Nigerian prelate of the Catholic Church (1934–2014)

Simon Akwali Okafor (November 16, 1934 - August 29, 2014) was a Roman Catholic bishop.

Born in the old Ifiteukpo, now Ifitedunu in Dunukofia Local Government Area of Anambra State, Nigeria on 16 November 1934, to Ogbuefi Okafor and Ifeoma Okafor, Bishop Okafor was ordained as a priest on 21 July 1963 at the age of 29 by Bishop Godfrey Mary Okoye, C.S.Sp.

Okafor was appointed titular bishop of Augurus and auxiliary bishop of the Roman Catholic Diocese of Awka, Nigeria, in 1992.

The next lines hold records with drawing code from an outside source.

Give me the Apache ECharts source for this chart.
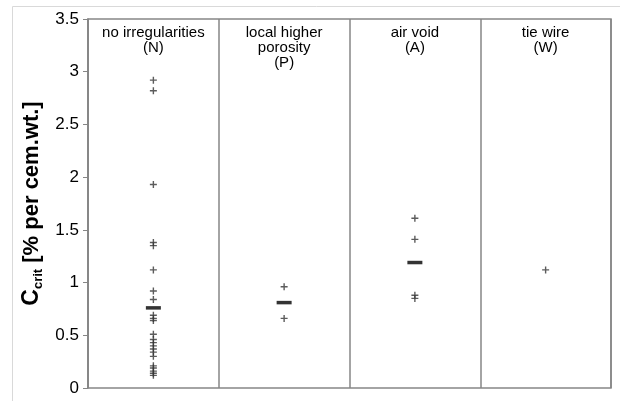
<!DOCTYPE html>
<html>
<head>
<meta charset="utf-8">
<script src="https://cdn.jsdelivr.net/npm/echarts@6/dist/echarts.min.js"></script>
<style>
  html, body { margin: 0; padding: 0; background: #fff; }
  #chart { width: 620px; height: 401px; }
</style>
</head>
<body>
<div id="chart"></div>
<script>
  // categories (column headers)
  var categories = ['no irregularities\n(N)', 'local higher\nporosity\n(P)', 'air void\n(A)', 'tie wire\n(W)'];
  var yTicks = [0, 0.5, 1, 1.5, 2, 2.5, 3, 3.5];

  // single measurements per category
  var valuesN = [2.92, 2.82, 1.93, 1.38, 1.35, 1.12, 0.92, 0.84, 0.69, 0.66, 0.64,
                 0.51, 0.46, 0.43, 0.40, 0.37, 0.34, 0.30, 0.21, 0.19, 0.16, 0.14, 0.12];
  var valuesP = [0.96, 0.66];
  var valuesA = [1.61, 1.41, 0.88, 0.85];
  var valuesW = [1.12];

  // mean values (thick bars)
  var means = [0.76, 0.81, 1.19, null];

  var groups = [valuesN, valuesP, valuesA, valuesW];
  var points = [];
  groups.forEach(function (arr, i) {
    arr.forEach(function (v) { points.push([i, v]); });
  });
  var meanPts = [];
  means.forEach(function (v, i) {
    if (v != null) meanPts.push([i, v]);
  });

  var plus = 'path://M4,0L6,0L6,4L10,4L10,6L6,6L6,10L4,10L4,6L0,6L0,4L4,4Z';

  var chart = echarts.init(document.getElementById('chart'));
  chart.setOption({
    animation: false,
    textStyle: { fontFamily: 'Liberation Sans, Arial, sans-serif' },
    graphic: [{
      type: 'rect',
      shape: { x: 12.5, y: 6.5, width: 700, height: 500 },
      style: { fill: 'none', stroke: '#d9d9d9', lineWidth: 1 },
      silent: true
    }],
    grid: {
      left: 88, right: 9, top: 19, bottom: 13,
      show: true, borderColor: '#868686', borderWidth: 1.5
    },
    xAxis: {
      type: 'category',
      data: categories,
      position: 'top',
      boundaryGap: true,
      axisLine: { show: false },
      axisTick: { show: false },
      splitLine: { show: true, interval: 0, lineStyle: { color: '#868686', width: 1.5 } },
      axisLabel: {
        interval: 0, hideOverlap: false,
        inside: true, margin: 6, color: '#000', fontSize: 15, lineHeight: 15,
        verticalAlign: 'top'
      }
    },
    yAxis: {
      type: 'value',
      min: 0, max: 3.5, interval: 0.5,
      axisLine: { show: true, lineStyle: { color: '#868686', width: 1.5 } },
      axisTick: { show: true, inside: false, length: 5, lineStyle: { color: '#868686' } },
      splitLine: { show: false },
      axisLabel: {
        color: '#000', fontSize: 17, margin: 9,
        formatter: function (v) { return yTicks.indexOf(v) >= 0 ? String(v) : ''; }
      },
      name: '{c|C}{s|crit}{b| [% per cem.wt.]}',
      nameLocation: 'middle',
      nameGap: 41,
      nameRotate: 90,
      nameTextStyle: {
        rich: {
          c: { fontSize: 23, fontWeight: 'bold', color: '#000' },
          s: { fontSize: 13, fontWeight: 'bold', color: '#000', padding: [12, 0, 0, 0] },
          b: { fontSize: 22, fontWeight: 'bold', color: '#000' }
        }
      }
    },
    series: [
      {
        type: 'scatter',
        data: points,
        symbol: plus,
        symbolSize: 7,
        itemStyle: { color: '#333' },
        z: 3
      },
      {
        type: 'scatter',
        data: meanPts,
        symbol: 'rect',
        symbolSize: [15, 3.5],
        itemStyle: { color: '#000' },
        z: 4
      }
    ]
  });
</script>
</body>
</html>
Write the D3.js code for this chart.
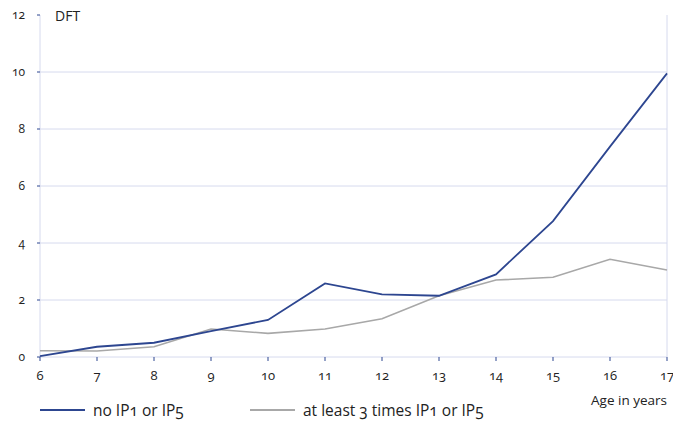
<!DOCTYPE html>
<html><head><meta charset="utf-8">
<script src="https://cdn.jsdelivr.net/npm/d3@7"></script>
<style>
body{margin:0;background:#fff;}
text{font-family:"Open Sans",Lato,sans-serif;fill:#222;font-variant-numeric:oldstyle-nums;}
</style></head><body>
<svg id="c" width="673" height="423"></svg>
<script>
const ages = [6,7,8,9,10,11,12,13,14,15,16,17];
const noIP = [0.03,0.36,0.5,0.91,1.3,2.58,2.2,2.15,2.9,4.77,7.38,9.95];
const atLeast3 = [0.22,0.21,0.36,0.98,0.83,0.98,1.34,2.15,2.7,2.8,3.43,3.05];
const yTicks = [0,2,4,6,8,10,12];
const seriesNames = ["no IP1 or IP5","at least 3 times IP1 or IP5"];
const colors = ["#2d4690","#a8a8a8"];

const svg = d3.select("#c");
const x = d3.scaleLinear().domain([6,17]).range([40,667]);
const y = d3.scaleLinear().domain([0,12]).range([357,15]);
const grid = "#d6daee";

svg.selectAll(".g").data(yTicks.filter(d=>d>0&&d<12)).enter().append("line")
  .attr("x1",40).attr("x2",667).attr("y1",d=>y(d)).attr("y2",d=>y(d))
  .attr("stroke",grid).attr("stroke-width",1);
svg.append("line").attr("x1",667).attr("x2",667).attr("y1",y(12)).attr("y2",y(0)).attr("stroke",grid);
svg.append("line").attr("x1",40).attr("x2",40).attr("y1",y(12)).attr("y2",y(0)).attr("stroke",grid);
svg.append("line").attr("x1",40).attr("x2",667).attr("y1",y(0)).attr("y2",y(0)).attr("stroke",grid);

svg.selectAll(".yt").data(yTicks).enter().append("line")
  .attr("x1",37).attr("x2",40).attr("y1",d=>y(d)).attr("y2",d=>y(d))
  .attr("stroke","#2d4690");
svg.selectAll(".yl").data(yTicks).enter().append("text")
  .attr("x",25).attr("y",d=>y(d)+4).attr("text-anchor","end")
  .attr("font-size",12).text(d=>d);
svg.selectAll(".xt").data(ages).enter().append("line")
  .attr("x1",d=>x(d)).attr("x2",d=>x(d)).attr("y1",357).attr("y2",361)
  .attr("stroke","#2d4690");
svg.selectAll(".xl").data(ages).enter().append("text")
  .attr("x",d=>x(d)).attr("y",380).attr("text-anchor","middle")
  .attr("font-size",13).text(d=>d);

svg.append("text").attr("x",55).attr("y",21).attr("font-size",14).text("DFT");
svg.append("text").attr("x",667).attr("y",405).attr("text-anchor","end").attr("font-size",13.5).text("Age in years");

const line = d3.line().x((d,i)=>x(ages[i])).y(d=>y(d));
[atLeast3, noIP].forEach((s,k)=>{
  const ci = k===0?1:0;
  svg.append("path").datum(s).attr("d",line).attr("fill","none")
    .attr("stroke",colors[ci]).attr("stroke-width",ci===0?1.8:1.6);
});

const leg = [{x:40,t:seriesNames[0],c:colors[0]},{x:250,t:seriesNames[1],c:colors[1]}];
leg.forEach(l=>{
  svg.append("line").attr("x1",l.x).attr("x2",l.x+45).attr("y1",410).attr("y2",410)
    .attr("stroke",l.c).attr("stroke-width",1.8);
  svg.append("text").attr("x",l.x+53).attr("y",416).attr("font-size",15.5).text(l.t);
});
</script>
</body></html>
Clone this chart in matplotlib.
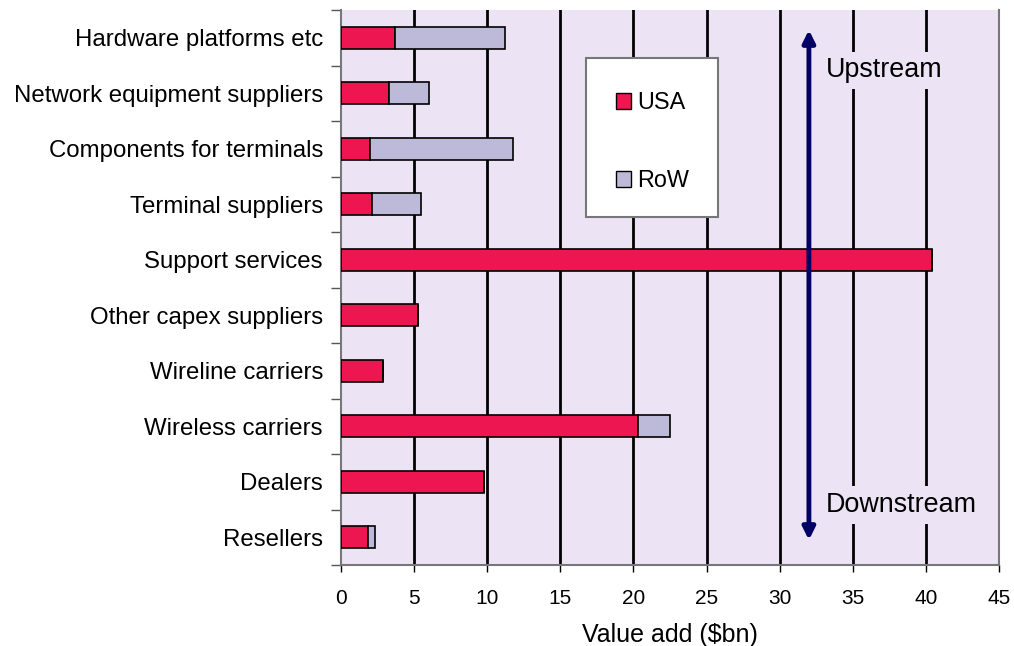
import matplotlib
matplotlib.use("Agg")
import matplotlib.pyplot as plt
from matplotlib.patches import Rectangle, Patch

plt.rcParams['font.family'] = ['Liberation Sans', 'DejaVu Sans']

categories = [
    "Hardware platforms etc",
    "Network equipment suppliers",
    "Components for terminals",
    "Terminal suppliers",
    "Support services",
    "Other capex suppliers",
    "Wireline carriers",
    "Wireless carriers",
    "Dealers",
    "Resellers",
]
usa = [3.7, 3.25, 2.0, 2.1, 40.45, 5.3, 2.9, 20.3, 9.8, 1.85]
row = [7.5, 2.75, 9.75, 3.4, 0.0, 0.0, 0.0, 2.2, 0.0, 0.45]
xticks = [0, 5, 10, 15, 20, 25, 30, 35, 40, 45]

USA_COLOR = "#EE1651"
ROW_COLOR = "#BCBAD8"
BG_COLOR = "#ECE4F4"
ARROW_COLOR = "#000066"

fig = plt.figure(figsize=(10.14, 6.46), dpi=100)
ax = fig.add_axes([341 / 1014, 1 - 565 / 646, (999 - 341) / 1014, (565 - 10) / 646])
ax.set_facecolor(BG_COLOR)

ypos = list(range(len(categories)))
ax.barh(ypos, usa, height=0.4, color=USA_COLOR, edgecolor="black", linewidth=1.2, zorder=3)
ax.barh(ypos, row, left=usa, height=0.4, color=ROW_COLOR, edgecolor="black", linewidth=1.2, zorder=3)

ax.set_ylim(len(categories) - 0.5, -0.5)
ax.set_xlim(0, 45)

# vertical gridlines
for x in xticks[1:-1]:
    ax.axvline(x, color="black", linewidth=2, zorder=1)

ax.set_yticks(ypos)
ax.set_yticklabels(categories, fontsize=17.3)
ax.tick_params(axis="y", length=0, pad=13)
ax.set_yticks([i + 0.5 for i in range(-1, len(categories))], minor=True)
ax.tick_params(axis="y", which="minor", length=7, color="#555555", width=1)

ax.set_xticks(xticks)
ax.set_xticklabels([str(v) for v in xticks], fontsize=15)
ax.tick_params(axis="x", length=5, color="black", width=1, pad=12)
ax.set_xlabel("Value add ($bn)", fontsize=18, labelpad=11)

for side in ["left", "bottom", "right"]:
    ax.spines[side].set_color("#777777")
    ax.spines[side].set_linewidth(1.5)
ax.spines["top"].set_visible(False)

# legend box
legend_box = Rectangle((16.76, 0.365), 9.03, 2.865, facecolor="white", edgecolor="#777777",
                       linewidth=1.5, zorder=4)
ax.add_patch(legend_box)
handles = [Patch(facecolor=USA_COLOR, edgecolor="black", linewidth=1),
           Patch(facecolor=ROW_COLOR, edgecolor="black", linewidth=1)]
leg = ax.legend(handles, ["USA", "RoW"], loc="center",
                bbox_to_anchor=(21.3, 1.875), bbox_transform=ax.transData,
                frameon=False, fontsize=16.8, handlelength=0.65, handleheight=0.65,
                handletextpad=0.25, labelspacing=2.35)
leg.set_zorder(5)

# upstream/downstream arrow
ax.annotate("", xy=(32, -0.14), xytext=(32, 9.05),
            arrowprops=dict(arrowstyle="<|-|>", color=ARROW_COLOR, lw=3.5,
                            mutation_scale=18, shrinkA=0, shrinkB=0), zorder=6)
ax.text(33.15, 0.59, "Upstream", fontsize=19.4, va="center", ha="left", zorder=5,
        bbox=dict(facecolor=BG_COLOR, edgecolor="none", pad=4))
ax.text(33.15, 8.42, "Downstream", fontsize=19.4, va="center", ha="left", zorder=5,
        bbox=dict(facecolor=BG_COLOR, edgecolor="none", pad=4))

fig.savefig("out.png", dpi=100)
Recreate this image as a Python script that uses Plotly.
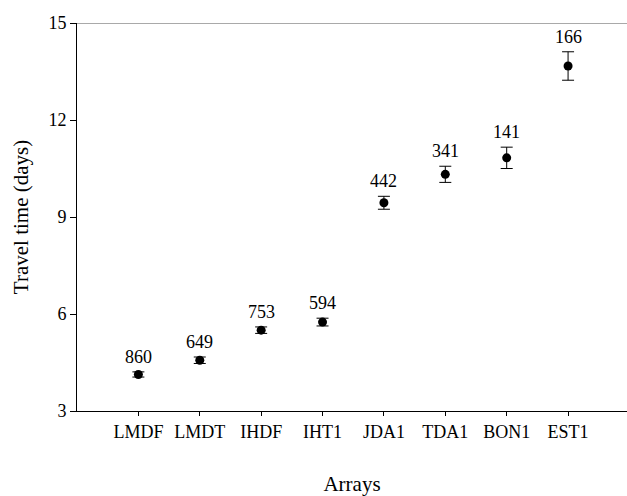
import plotly.graph_objects as go

# Mean travel time per detection array, with its standard error and sample size
arrays = ["LMDF", "LMDT", "IHDF", "IHT1", "JDA1", "TDA1", "BON1", "EST1"]
travel_days = [4.13, 4.57, 5.50, 5.75, 9.44, 10.32, 10.83, 13.67]
std_err = [0.08, 0.10, 0.10, 0.12, 0.20, 0.25, 0.33, 0.44]
n_fish = [860, 649, 753, 594, 442, 341, 141, 166]
y_ticks = [3, 6, 9, 12, 15]

FONT = "Liberation Serif, Times New Roman, serif"

fig = go.Figure()
fig.add_trace(go.Scatter(
    x=arrays,
    y=travel_days,
    mode="markers",
    marker=dict(color="black", size=9),
    error_y=dict(type="data", array=std_err, visible=True,
                 color="black", thickness=1, width=6),
    showlegend=False,
))

# Sample size above each error bar
for a, m, e, n in zip(arrays, travel_days, std_err, n_fish):
    fig.add_annotation(x=a, y=m + e, text=str(n), showarrow=False,
                       yanchor="bottom", yshift=3,
                       font=dict(family=FONT, size=18, color="black"))

# Thin frame line along the top of the plot
fig.add_shape(type="line", xref="paper", yref="y", x0=0, x1=1, y0=15, y1=15,
              line=dict(color="#555555", width=1))

fig.update_layout(
    width=627, height=496,
    margin=dict(l=77, r=0, t=23, b=85),
    paper_bgcolor="white", plot_bgcolor="white",
    font=dict(family=FONT, size=18, color="black"),
    xaxis=dict(
        type="category", range=[-1, 7.96],
        showline=True, linecolor="black", linewidth=1,
        ticks="outside", ticklen=4, tickcolor="black",
        showgrid=False, zeroline=False,
        title=dict(text="Arrays", font=dict(size=21, color="black"), standoff=36),
    ),
    yaxis=dict(
        range=[3, 15], tickvals=y_ticks,
        showline=True, linecolor="black", linewidth=1,
        ticks="outside", ticklen=6, tickcolor="black",
        showgrid=False, zeroline=False,
        title=dict(text="Travel time (days)", font=dict(size=21, color="black"), standoff=14),
    ),
)

fig.write_html("out.html")
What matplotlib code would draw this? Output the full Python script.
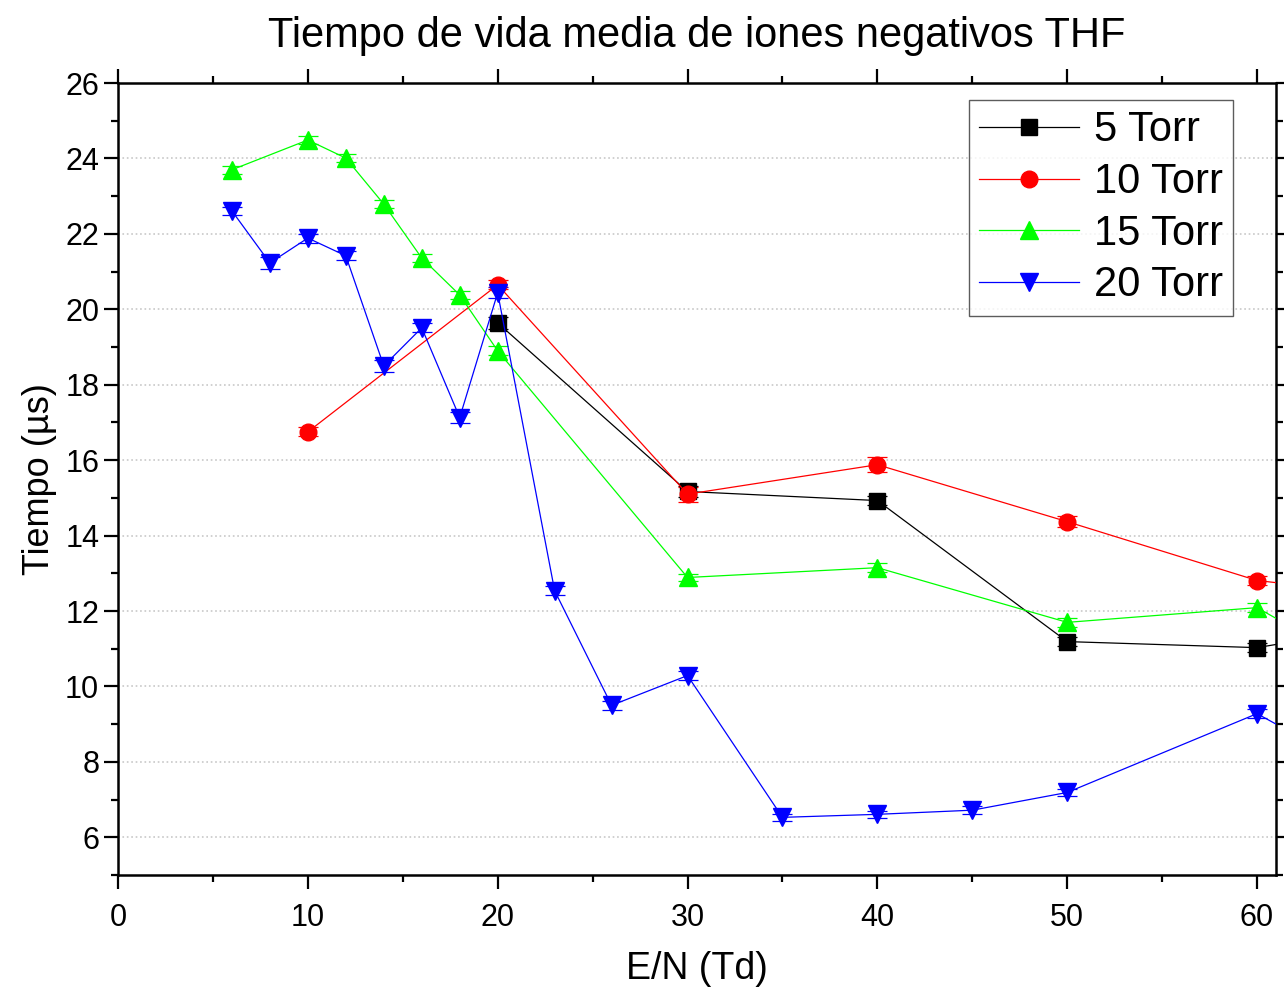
import numpy as np
import matplotlib
matplotlib.use('Agg')
import matplotlib.pyplot as plt
from matplotlib.ticker import MultipleLocator
from matplotlib.lines import Line2D

plt.rcParams['font.family'] = ['Liberation Sans', 'DejaVu Sans']

# data (E/N in Td, time in us)
x_5 = [20, 30, 40, 50, 60, 70]
y_5 = [19.64, 15.17, 14.93, 11.19, 11.03, 11.87]
e_5 = [0.15, 0.15, 0.12, 0.12, 0.12, 0.12]

x_10 = [10, 20, 30, 40, 50, 60, 70]
y_10 = [16.75, 20.65, 15.10, 15.88, 14.37, 12.81, 12.24]
e_10 = [0.12, 0.12, 0.2, 0.2, 0.15, 0.12, 0.12]

x_15 = [6, 10, 12, 14, 16, 18, 20, 30, 40, 50, 60, 70]
y_15 = [23.70, 24.49, 24.01, 22.79, 21.36, 20.38, 18.90, 12.89, 13.15, 11.70, 12.09, 9.25]
e_15 = [0.1, 0.1, 0.1, 0.1, 0.1, 0.1, 0.12, 0.1, 0.12, 0.12, 0.12, 0.12]

x_20 = [6, 8, 10, 12, 14, 16, 18, 20, 23, 26, 30, 35, 40, 45, 50, 60, 70]
y_20 = [22.61, 21.23, 21.89, 21.42, 18.50, 19.51, 17.13, 20.44, 12.54, 9.50,
        10.29, 6.53, 6.61, 6.72, 7.19, 9.28, 6.50]
e_20 = [0.1, 0.15, 0.12, 0.12, 0.15, 0.12, 0.15, 0.15, 0.12, 0.12,
        0.12, 0.1, 0.1, 0.1, 0.1, 0.12, 0.1]

series = [
    ('5 Torr', x_5, y_5, e_5, '#000000', 's', 11),
    ('10 Torr', x_10, y_10, e_10, '#ff0000', 'o', 12),
    ('15 Torr', x_15, y_15, e_15, '#00ff00', '^', 13),
    ('20 Torr', x_20, y_20, e_20, '#0000ff', 'v', 13),
]

fig = plt.figure(figsize=(12.84, 9.91), dpi=100)
ax = fig.add_axes([0.0919, 0.117, 0.9019, 0.7992])

handles = []
for label, xs, ys, es, col, mk, ms in series:
    ax.errorbar(xs, ys, yerr=es, color=col, lw=0.9, marker=mk, ms=ms,
                mec=col, mfc=col, capsize=7, elinewidth=0.9, capthick=0.9,
                zorder=3)
    handles.append(Line2D([], [], color=col, lw=0.9, marker=mk, ms=ms,
                          mec=col, mfc=col, label=label))

ax.set_xlim(0, 61)
ax.set_ylim(5, 26)
ax.xaxis.set_major_locator(MultipleLocator(10))
ax.xaxis.set_minor_locator(MultipleLocator(5))
ax.yaxis.set_minor_locator(MultipleLocator(1))
ax.set_yticks([6, 8, 10, 12, 14, 16, 18, 20, 22, 24, 26])

ax.grid(axis='y', which='major', color='#c8c8c8', ls=':', lw=1.2)
ax.set_axisbelow(True)

for sp in ax.spines.values():
    sp.set_linewidth(1.8)

ax.tick_params(which='both', direction='out', width=1.6,
               top=True, right=True, labelsize=22)
ax.tick_params(which='major', length=10)
ax.tick_params(which='minor', length=5)
ax.tick_params(axis='x', pad=10)

ax.set_xlabel('E/N (Td)', fontsize=27, labelpad=13)
ax.set_ylabel('Tiempo (µs)', fontsize=26, labelpad=6)
ax.set_title('Tiempo de vida media de iones negativos THF', fontsize=30, pad=26)

leg = ax.legend(handles=handles, loc='upper right', bbox_to_anchor=(0.963, 0.9785),
                fontsize=30, frameon=True, fancybox=False, handlelength=2.4,
                borderpad=0.25, labelspacing=0.28, handletextpad=0.35,
                borderaxespad=0)
leg.get_frame().set_edgecolor('#333333')
leg.get_frame().set_linewidth(1.0)

fig.savefig('out.png', dpi=100)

On 9 September 1994, Bishop Simon Akwali Okafor, was appointed 2nd Catholic Bishop of Awka Diocese at the age of 59+, and retired on 17 April 2010 and the age of 75.

He died on Friday, 29 August 2014 at the age of 80, as Bishop Emeritus of Awka, and was buried on Tuesday, 7 October 2014 at the Crept Chapel, St Patrick's Cathedral. Awka.

As a priest, he served as the Secretary to the then Catholic Archbishop of the Old Onitsha Archdiocese (now Cardinal Francis Arinze)

As an educationist he was a lecturer and a Provost of the former College of Education in Awka.